I still prefer Java over other languages.

The Background: Javabot

I’m a fairly regular contributor to javabot, an IRC bot written for the Freenode ##java channel. I don’t know that I’d be considered a major contributor (I’m not listed in the credits, for example, so maybe I do know – and I’m not a major contributor) but I have a few solved issues to my credit…

But I think my contributions to the Javabot project are nearing an end, and the reason is really rather sad: Kotlin. Javabot recently underwent a conversion from Java to Kotlin.

Kotlin, as a language, looks really neat. It has features that I think Java could use; it’s probably a viable alternative to Java and, to some degree, Scala. I know a number of programmers who are using Kotlin, and what they describe sounds good.

But I don’t know Kotlin. I know a lot of coders, and of those, very few programmers who use Kotlin – and even though Kotlin looks neat, I can’t use it apart from cottage projects like javabot. The ecosystem around Kotlin is just too small.

That means that any contribution I had for Javabot would be severely limited by my own skill level in Kotlin – which is not experienced enough to even describe as “kotlin newbie” but is still stuck at “laughable.” Any code I wrote for javabot would be more of a burden than a benefit, since the code would have to be severely vetted.

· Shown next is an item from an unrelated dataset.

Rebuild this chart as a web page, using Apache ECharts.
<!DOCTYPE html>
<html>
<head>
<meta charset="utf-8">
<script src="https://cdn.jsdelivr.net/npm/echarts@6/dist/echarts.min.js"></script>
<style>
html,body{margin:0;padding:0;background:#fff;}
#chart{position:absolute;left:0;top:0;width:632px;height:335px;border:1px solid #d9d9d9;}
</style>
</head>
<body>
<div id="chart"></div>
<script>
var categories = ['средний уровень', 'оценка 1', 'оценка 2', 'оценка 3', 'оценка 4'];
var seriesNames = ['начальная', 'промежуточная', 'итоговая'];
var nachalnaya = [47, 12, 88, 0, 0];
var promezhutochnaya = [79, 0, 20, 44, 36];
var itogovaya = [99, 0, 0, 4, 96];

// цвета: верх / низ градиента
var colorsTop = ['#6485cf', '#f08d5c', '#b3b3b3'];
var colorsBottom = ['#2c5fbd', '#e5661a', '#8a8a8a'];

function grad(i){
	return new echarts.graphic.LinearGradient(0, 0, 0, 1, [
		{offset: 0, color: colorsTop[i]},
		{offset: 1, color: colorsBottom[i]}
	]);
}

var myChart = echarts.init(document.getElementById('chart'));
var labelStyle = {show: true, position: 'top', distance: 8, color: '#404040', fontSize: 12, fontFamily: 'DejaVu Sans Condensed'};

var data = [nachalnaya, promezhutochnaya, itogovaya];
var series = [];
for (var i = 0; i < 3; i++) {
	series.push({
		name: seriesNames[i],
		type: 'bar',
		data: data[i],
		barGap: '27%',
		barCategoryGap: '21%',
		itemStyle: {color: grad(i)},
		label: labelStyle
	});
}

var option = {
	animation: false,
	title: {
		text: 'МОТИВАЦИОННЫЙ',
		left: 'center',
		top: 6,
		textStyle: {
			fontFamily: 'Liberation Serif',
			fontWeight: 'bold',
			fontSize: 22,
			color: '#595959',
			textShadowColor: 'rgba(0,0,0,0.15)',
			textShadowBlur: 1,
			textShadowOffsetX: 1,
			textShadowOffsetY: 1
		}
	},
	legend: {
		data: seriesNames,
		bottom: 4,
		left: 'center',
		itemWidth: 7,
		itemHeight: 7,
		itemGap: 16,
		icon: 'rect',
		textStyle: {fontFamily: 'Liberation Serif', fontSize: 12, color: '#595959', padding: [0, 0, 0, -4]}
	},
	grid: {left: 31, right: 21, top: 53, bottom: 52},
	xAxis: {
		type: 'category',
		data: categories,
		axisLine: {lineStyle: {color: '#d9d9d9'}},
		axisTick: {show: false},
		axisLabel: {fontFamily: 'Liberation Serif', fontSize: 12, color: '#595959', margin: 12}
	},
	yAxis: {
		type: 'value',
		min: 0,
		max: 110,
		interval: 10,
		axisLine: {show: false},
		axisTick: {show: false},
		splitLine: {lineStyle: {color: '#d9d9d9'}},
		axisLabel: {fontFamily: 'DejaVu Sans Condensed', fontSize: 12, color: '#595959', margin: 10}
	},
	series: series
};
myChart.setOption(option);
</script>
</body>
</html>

I wouldn’t want a contribution to be a burden – any contribution of mine would be intended to make the world better, not harder. So I think that my participation in the project is limited by my own good intentions.

Prefer Java. Really.

The result, then, is that I’d suggest that coders use Java, even though it’s not as cool or as full-featured as some other languages might be. I’d be willing to consider projects in Scala, which has a viable ecosystem at this point (and has no difficulty leveraging Java’s ecosystem), and even Groovy (which leverages the Java ecosystem more than its own, as far as I can tell).

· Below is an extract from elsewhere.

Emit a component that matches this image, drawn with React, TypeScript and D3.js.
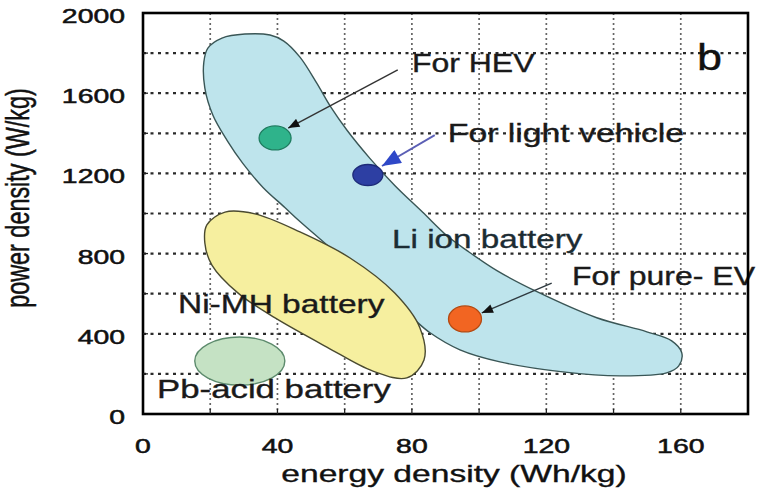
import React from "react";
import * as d3 from "d3";

// ---- data (energy density Wh/kg, power density W/kg) ----
const xTicks = [0, 40, 80, 120, 160];
const yTicks = [0, 400, 800, 1200, 1600, 2000];
const xGrid = [20, 40, 60, 80, 100, 120, 140, 160];
const yGrid = [200, 400, 600, 800, 1000, 1200, 1400, 1600, 1800];

const liIonOutline: [number, number][] = [
  [19.3, 1825], [23.5, 1875], [30.3, 1895], [37.8, 1890], [41.9, 1860],
  [46.7, 1780], [51.7, 1650], [55.9, 1530], [60.7, 1415], [67.5, 1275],
  [74.9, 1140], [83.3, 1005], [90.4, 890], [96.4, 815], [105.3, 715],
  [117.2, 610], [135.0, 480], [149.9, 410], [157.3, 365], [160.3, 305],
  [159.4, 240], [155.8, 205], [141.9, 190], [124.9, 210], [106.2, 260],
  [94.3, 320], [85.4, 405], [79.4, 490], [67.5, 650], [55.6, 830],
  [46.7, 960], [42.2, 1030], [35.7, 1130], [29.7, 1250], [25.0, 1365],
  [20.8, 1490], [18.4, 1625], [18.1, 1755],
];

const niMHOutline: [number, number][] = [
  [19.0, 943], [24.4, 1007], [33.3, 998], [46.7, 908], [61.6, 778],
  [74.9, 603], [82.4, 429], [83.6, 269], [78.5, 180], [68.4, 214],
  [54.7, 334], [39.3, 479], [28.3, 603], [20.5, 743], [18.4, 853],
];

// Pb-acid region: centre and semi-axes in data units
const pbCenter: [number, number] = [28.8, 264];
const pbRadii: [number, number] = [13.4, 120];

const points = [
  { name: "HEV", e: 39.3, p: 1377, fill: "#2fb38b", stroke: "#1f7d60", rx: 16, ry: 12 },
  { name: "light", e: 66.9, p: 1192, fill: "#2d3fa3", stroke: "#1d2a78", rx: 15, ry: 10.5 },
  { name: "EV", e: 95.8, p: 474, fill: "#f26522", stroke: "#b44a12", rx: 16.5, ry: 13 },
];

const arrows = [
  { from: [75.8, 1716], to: [43.2, 1426], color: "#333", width: 1.4, head: "headBlack" },
  { from: [86.8, 1391], to: [71.1, 1237], color: "#5b5fb5", width: 1.9, head: "headBlue" },
  { from: [121.6, 653], to: [100.8, 504], color: "#2f3a40", width: 1.4, head: "headBlack" },
];

const labels = [
  { text: "For HEV", e: 80.0, p: 1706, size: 25, sx: 1.28, color: "#1a1a1a" },
  { text: "For light vehicle", e: 90.7, p: 1357, size: 25, sx: 1.35, color: "#1a1a1a" },
  { text: "Li ion battery", e: 74.1, p: 828, size: 25, sx: 1.33, color: "#1c2c33" },
  { text: "For pure- EV", e: 127.6, p: 643, size: 25, sx: 1.28, color: "#1a1a1a" },
  { text: "Ni-MH battery", e: 10.4, p: 504, size: 25, sx: 1.34, color: "#1a1a1a" },
  { text: "Pb-acid battery", e: 4.2, p: 80, size: 25, sx: 1.39, color: "#1a1a1a" },
  { text: "b", e: 164.8, p: 1716, size: 36, sx: 1.25, color: "#111" },
];

const W = 762;
const H = 499;
const M = { left: 143, right: 748, top: 13, bottom: 414 };
const FONT = "'Liberation Sans', Arial, Helvetica, sans-serif";

export default function App() {
  const x = d3.scaleLinear().domain([0, 180]).range([M.left, M.right]);
  const y = d3.scaleLinear().domain([0, 2000]).range([M.bottom, M.top]);

  const area = d3
    .line<[number, number]>()
    .x((d) => x(d[0]))
    .y((d) => y(d[1]))
    .curve(d3.curveCatmullRomClosed.alpha(0.5));

  return (
    <svg
      width={W}
      height={H}
      viewBox={`0 0 ${W} ${H}`}
      style={{ position: "absolute", left: 0, top: 0, background: "#fff" }}
    >
      <defs>
        <marker id="headBlack" viewBox="0 0 10 8" refX={10} refY={4}
          markerWidth={12} markerHeight={9} orient="auto" markerUnits="userSpaceOnUse">
          <path d="M0,0 L10,4 L0,8 Z" fill="#111" />
        </marker>
        <marker id="headBlue" viewBox="0 0 10 8" refX={10} refY={4}
          markerWidth={20} markerHeight={15} orient="auto" markerUnits="userSpaceOnUse">
          <path d="M0,0 L10,4 L0,8 Z" fill="#2f48c8" />
        </marker>
      </defs>
      <rect x={0} y={0} width={W} height={H} fill="#fff" />

      {/* grid */}
      {yGrid.map((v) => (
        <line key={"hy" + v} x1={M.left} x2={M.right} y1={y(v)} y2={y(v)}
          stroke="#2a2a2a" strokeWidth={2.2} strokeDasharray="3 4.5" />
      ))}
      {xGrid.map((v) => (
        <line key={"vx" + v} x1={x(v)} x2={x(v)} y1={M.top} y2={M.bottom}
          stroke="#666" strokeWidth={1.7} strokeDasharray="2 3" />
      ))}

      {/* regions */}
      <path d={area(liIonOutline) || ""} fill="#bee4ec" stroke="#3a5656" strokeWidth={1.4} />
      <path d={area(niMHOutline) || ""} fill="#f6ef9f" stroke="#4a4a30" strokeWidth={1.4} />
      <ellipse
        cx={x(pbCenter[0])}
        cy={y(pbCenter[1])}
        rx={x(pbCenter[0] + pbRadii[0]) - x(pbCenter[0])}
        ry={y(pbCenter[1]) - y(pbCenter[1] + pbRadii[1])}
        fill="#c5e2c4"
        stroke="#5c8a6c"
        strokeWidth={1.4}
      />

      {/* points */}
      {points.map((d) => (
        <ellipse key={d.name} cx={x(d.e)} cy={y(d.p)} rx={d.rx} ry={d.ry}
          fill={d.fill} stroke={d.stroke} strokeWidth={1.3} />
      ))}

      {/* arrows */}
      {arrows.map((a, i) => (
        <line key={"a" + i} x1={x(a.from[0])} y1={y(a.from[1])} x2={x(a.to[0])} y2={y(a.to[1])}
          stroke={a.color} strokeWidth={a.width} markerEnd={`url(#${a.head})`} />
      ))}

      {/* labels */}
      {labels.map((l) => (
        <text key={l.text}
          transform={`translate(${x(l.e)},${y(l.p)}) scale(${l.sx},1)`}
          fontFamily={FONT} fontSize={l.size} fill={l.color}
          stroke={l.color} strokeWidth={0.35}>
          {l.text}
        </text>
      ))}

      {/* frame */}
      <rect x={M.left} y={M.top} width={M.right - M.left} height={M.bottom - M.top}
        fill="none" stroke="#000" strokeWidth={2.6} />

      {/* ticks */}
      {xGrid.map((v) => (
        <line key={"tx" + v} x1={x(v)} x2={x(v)} y1={M.bottom} y2={M.bottom - 5} stroke="#222" strokeWidth={1.3} />
      ))}
      {yGrid.map((v) => (
        <line key={"ty" + v} x1={M.left} x2={M.left + 5} y1={y(v)} y2={y(v)} stroke="#222" strokeWidth={1.3} />
      ))}

      {xTicks.map((v) => (
        <text key={"xl" + v} transform={`translate(${x(v)},453) scale(1.42,1)`}
          textAnchor="middle" fontFamily={FONT} fontSize={20} fill="#111"
          stroke="#111" strokeWidth={0.5}>
          {v}
        </text>
      ))}
      {yTicks.map((v) => (
        <text key={"yl" + v} transform={`translate(125,${y(v) + 10}) scale(1.42,1)`}
          textAnchor="end" fontFamily={FONT} fontSize={20} fill="#111"
          stroke="#111" strokeWidth={0.5}>
          {v}
        </text>
      ))}

      {/* axis titles */}
      <text transform={`translate(454,482) scale(1.4,1)`} textAnchor="middle"
        fontFamily={FONT} fontSize={24} fill="#111" stroke="#111" strokeWidth={0.35}>
        energy density (Wh/kg)
      </text>
      <text transform={`translate(29,198) rotate(-90) scale(1,1.4)`} textAnchor="middle"
        fontFamily={FONT} fontSize={23.4} fill="#111" stroke="#111" strokeWidth={0.35}>
        power density (W/kg)
      </text>
    </svg>
  );
}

That’s not to say that Kotlin doesn’t have viability in its future, nor is it to say that I have no interest in learning Kotlin – it’s just a recognition that a new language is a burden to contributors, and because I don’t want to shoulder nor cause that burden, I’d suggest sticking with a language that’s common for the programming environment in which you live.

Addendum

I don’t blame the author for moving to Kotlin – javabot is a cottage project, really, and he actually did ask contributors their opinions before migrating. I voted for the migration. I just didn’t anticipate how I feel about it today as a result.